The Aiden (the entity) gameplay parts were also the highlight of the game’s gameplay for me, it was both fun and empowering at the same time, as nobody can see you while you interact with the world around you. The graphical quality of the game is absolutely stunning for a game that is as dated as Beyond Two Souls, its already 3 years old now. While it might not match the same visuals as Until Dawn it does come pretty damn close, not that it matters in the long run for me as I prefer gameplay over visuals. But it just goes to show you how far ahead of the curve visually the game was when it was first released on the PS3.
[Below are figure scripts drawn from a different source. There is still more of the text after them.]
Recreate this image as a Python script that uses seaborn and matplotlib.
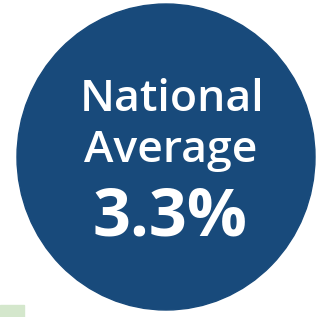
import matplotlib
matplotlib.use("Agg")
import matplotlib.pyplot as plt
from matplotlib.patches import Ellipse, Rectangle
import seaborn as sns

# Values shown in the badge
label_lines = ["National", "Average"]
national_average = 3.3

sns.set_theme(style="white")
plt.rcParams['font.family'] = ['Open Sans', 'DejaVu Sans']

fig = plt.figure(figsize=(3.17, 3.17), dpi=100)
ax = fig.add_axes([0, 0, 1, 1])
ax.set_xlim(0, 317)
ax.set_ylim(317, 0)
ax.axis("off")

# Big blue badge
ax.add_patch(Ellipse((166, 157), 298, 306, color="#184a7b"))
# small green block at bottom left
ax.add_patch(Rectangle((0, 305), 24, 12, color="#d4e7cc"))

ax.text(172, 111, label_lines[0], ha="center", va="baseline", color="white",
        fontsize=32, fontweight="semibold")
ax.text(171, 162, label_lines[1], ha="center", va="baseline", color="white",
        fontsize=32, fontweight="semibold")
ax.text(170, 235, f"{national_average}%", ha="center", va="baseline", color="white",
        fontsize=48, fontweight="bold")

fig.savefig("out.png", dpi=100)
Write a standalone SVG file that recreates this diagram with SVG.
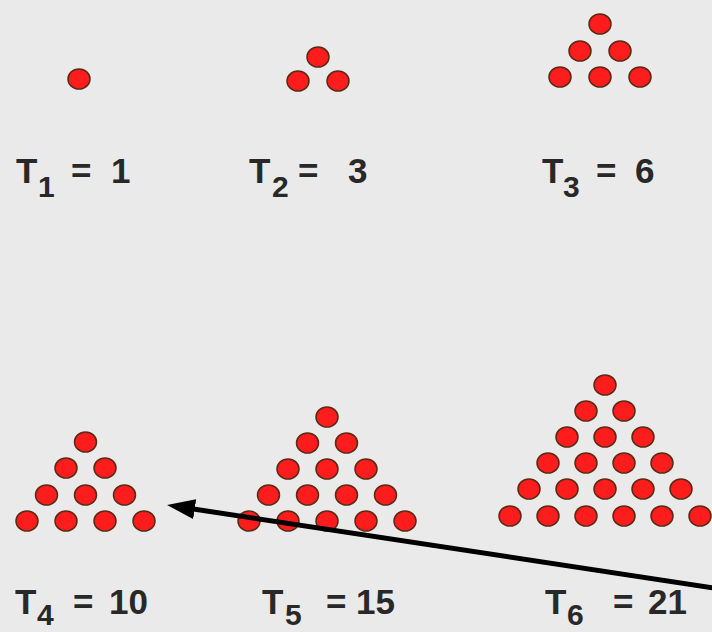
<svg xmlns="http://www.w3.org/2000/svg" width="712" height="632" viewBox="0 0 712 632">
<defs>
<style>
.dot{fill:#ff1c1c;stroke:#5a2a14;stroke-width:1.5}
.lbl{font-family:"Liberation Sans",Arial,sans-serif;font-weight:bold;font-size:35px;fill:#282828}
.sub{font-size:30px}
.conn{stroke:#000;stroke-width:5;fill:none}
</style>
<marker id="ah" viewBox="0 0 28 20" refX="8" refY="10" markerWidth="28" markerHeight="20" markerUnits="userSpaceOnUse" orient="auto">
<path d="M0,0 L28,10 L0,20 z" fill="#000"/>
</marker>
</defs>
<rect width="712" height="632" fill="#eaeaea"/>

<g id="T1">
<ellipse class="dot" cx="79" cy="79" rx="11" ry="10"/>
<text class="lbl" x="16" y="183">T<tspan class="sub" x="38" dy="14">1</tspan><tspan x="71" dy="-14">=</tspan><tspan x="111">1</tspan></text>
</g>

<g id="T2">
<ellipse class="dot" cx="318" cy="57" rx="11" ry="10"/>
<ellipse class="dot" cx="298" cy="81" rx="11" ry="10"/>
<ellipse class="dot" cx="338" cy="81" rx="11" ry="10"/>
<text class="lbl" x="249" y="183">T<tspan class="sub" x="272" dy="14">2</tspan><tspan x="298" dy="-14">=</tspan><tspan x="348">3</tspan></text>
</g>

<g id="T3">
<ellipse class="dot" cx="600" cy="24" rx="11" ry="10"/>
<ellipse class="dot" cx="580" cy="51" rx="11" ry="10"/>
<ellipse class="dot" cx="620" cy="51" rx="11" ry="10"/>
<ellipse class="dot" cx="560" cy="77" rx="11" ry="10"/>
<ellipse class="dot" cx="600" cy="77" rx="11" ry="10"/>
<ellipse class="dot" cx="640" cy="77" rx="11" ry="10"/>
<text class="lbl" x="542" y="183">T<tspan class="sub" x="563" dy="14">3</tspan><tspan x="596" dy="-14">=</tspan><tspan x="635">6</tspan></text>
</g>

<g id="T4">
<ellipse class="dot" cx="85.5" cy="442" rx="11" ry="10"/>
<ellipse class="dot" cx="66" cy="468" rx="11" ry="10"/>
<ellipse class="dot" cx="105" cy="468" rx="11" ry="10"/>
<ellipse class="dot" cx="46.5" cy="495" rx="11" ry="10"/>
<ellipse class="dot" cx="85.5" cy="495" rx="11" ry="10"/>
<ellipse class="dot" cx="124.5" cy="495" rx="11" ry="10"/>
<ellipse class="dot" cx="27" cy="521" rx="11" ry="10"/>
<ellipse class="dot" cx="66" cy="521" rx="11" ry="10"/>
<ellipse class="dot" cx="105" cy="521" rx="11" ry="10"/>
<ellipse class="dot" cx="144" cy="521" rx="11" ry="10"/>
<text class="lbl" x="15" y="614">T<tspan class="sub" x="37" dy="11">4</tspan><tspan x="73" dy="-11">=</tspan><tspan x="109">10</tspan></text>
</g>

<g id="T5">
<ellipse class="dot" cx="327" cy="417" rx="11" ry="10"/>
<ellipse class="dot" cx="307.5" cy="443" rx="11" ry="10"/>
<ellipse class="dot" cx="346.5" cy="443" rx="11" ry="10"/>
<ellipse class="dot" cx="288" cy="469" rx="11" ry="10"/>
<ellipse class="dot" cx="327" cy="469" rx="11" ry="10"/>
<ellipse class="dot" cx="366" cy="469" rx="11" ry="10"/>
<ellipse class="dot" cx="268.5" cy="495" rx="11" ry="10"/>
<ellipse class="dot" cx="307.5" cy="495" rx="11" ry="10"/>
<ellipse class="dot" cx="346.5" cy="495" rx="11" ry="10"/>
<ellipse class="dot" cx="385.5" cy="495" rx="11" ry="10"/>
<ellipse class="dot" cx="249" cy="521" rx="11" ry="10"/>
<ellipse class="dot" cx="288" cy="521" rx="11" ry="10"/>
<ellipse class="dot" cx="327" cy="521" rx="11" ry="10"/>
<ellipse class="dot" cx="366" cy="521" rx="11" ry="10"/>
<ellipse class="dot" cx="405" cy="521" rx="11" ry="10"/>
<text class="lbl" x="262" y="614">T<tspan class="sub" x="285" dy="11">5</tspan><tspan x="326" dy="-11">=</tspan><tspan x="356">15</tspan></text>
</g>

<g id="T6">
<ellipse class="dot" cx="605" cy="385" rx="11" ry="10"/>
<ellipse class="dot" cx="586" cy="411" rx="11" ry="10"/>
<ellipse class="dot" cx="624" cy="411" rx="11" ry="10"/>
<ellipse class="dot" cx="567" cy="437" rx="11" ry="10"/>
<ellipse class="dot" cx="605" cy="437" rx="11" ry="10"/>
<ellipse class="dot" cx="643" cy="437" rx="11" ry="10"/>
<ellipse class="dot" cx="548" cy="463" rx="11" ry="10"/>
<ellipse class="dot" cx="586" cy="463" rx="11" ry="10"/>
<ellipse class="dot" cx="624" cy="463" rx="11" ry="10"/>
<ellipse class="dot" cx="662" cy="463" rx="11" ry="10"/>
<ellipse class="dot" cx="529" cy="489" rx="11" ry="10"/>
<ellipse class="dot" cx="567" cy="489" rx="11" ry="10"/>
<ellipse class="dot" cx="605" cy="489" rx="11" ry="10"/>
<ellipse class="dot" cx="643" cy="489" rx="11" ry="10"/>
<ellipse class="dot" cx="681" cy="489" rx="11" ry="10"/>
<ellipse class="dot" cx="510" cy="516" rx="11" ry="10"/>
<ellipse class="dot" cx="548" cy="516" rx="11" ry="10"/>
<ellipse class="dot" cx="586" cy="516" rx="11" ry="10"/>
<ellipse class="dot" cx="624" cy="516" rx="11" ry="10"/>
<ellipse class="dot" cx="662" cy="516" rx="11" ry="10"/>
<ellipse class="dot" cx="700" cy="516" rx="11" ry="10"/>
<text class="lbl" x="545" y="614">T<tspan class="sub" x="567" dy="11">6</tspan><tspan x="613" dy="-11">=</tspan><tspan x="648">21</tspan></text>
</g>

<g id="connectors">
<path class="conn" d="M714,588 L186.8,508" marker-end="url(#ah)"/>
</g>
</svg>
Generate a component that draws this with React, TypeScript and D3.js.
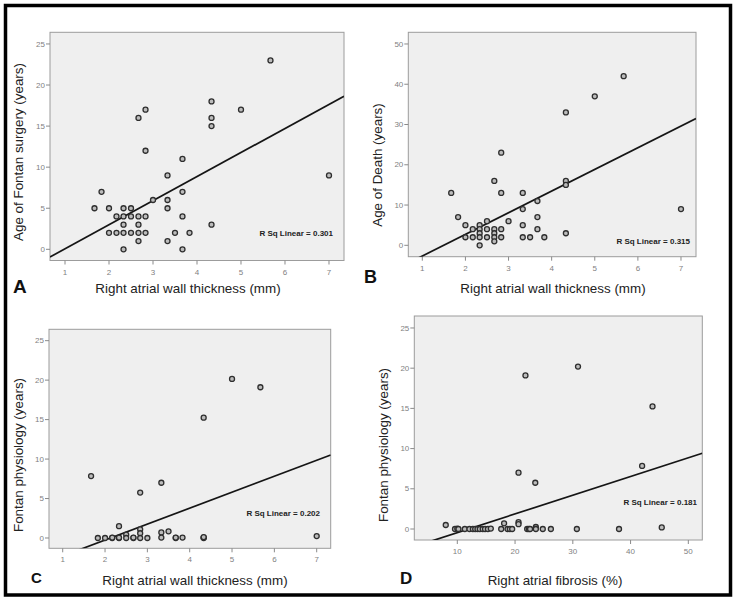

For me, Beyond Two Souls is both a reminder and illustration of the many challenges and the triumphs, the sadness and joys that life has to offer. To me it was life affirming, and I considered it deep, rich and meaningful. There are almost no other games with for maybe the exception of The Walking Dead and Life is Strange for which I can say the same thing. Or maybe I am just being melodramatic about all of this who knows. Roger Ebert once said that video games will never be art. Though that statement can be and has been argued for and against I believe Beyond: Two Souls is if not a work of art is definitely a game interwoven with artistic vision. And that vision was an absolute joy to play.
The comparably minor plot holes and story execution and direction in Beyond Two Souls can be ignored, when viewing the game as a whole and does not detract form the overall experience. If you like a rich deep story line along the same lines as games like The Walking Dead and Life is Strange and don’t care about a lack of “agency” which has always been illusory in video games (There are always incredibly restrictive rules on game play) then you will most definitively enjoy this game as much as I have. So if you missed the game the first time around on the PS3, most definitely give it a go on the PS4 you won’t regret the experience.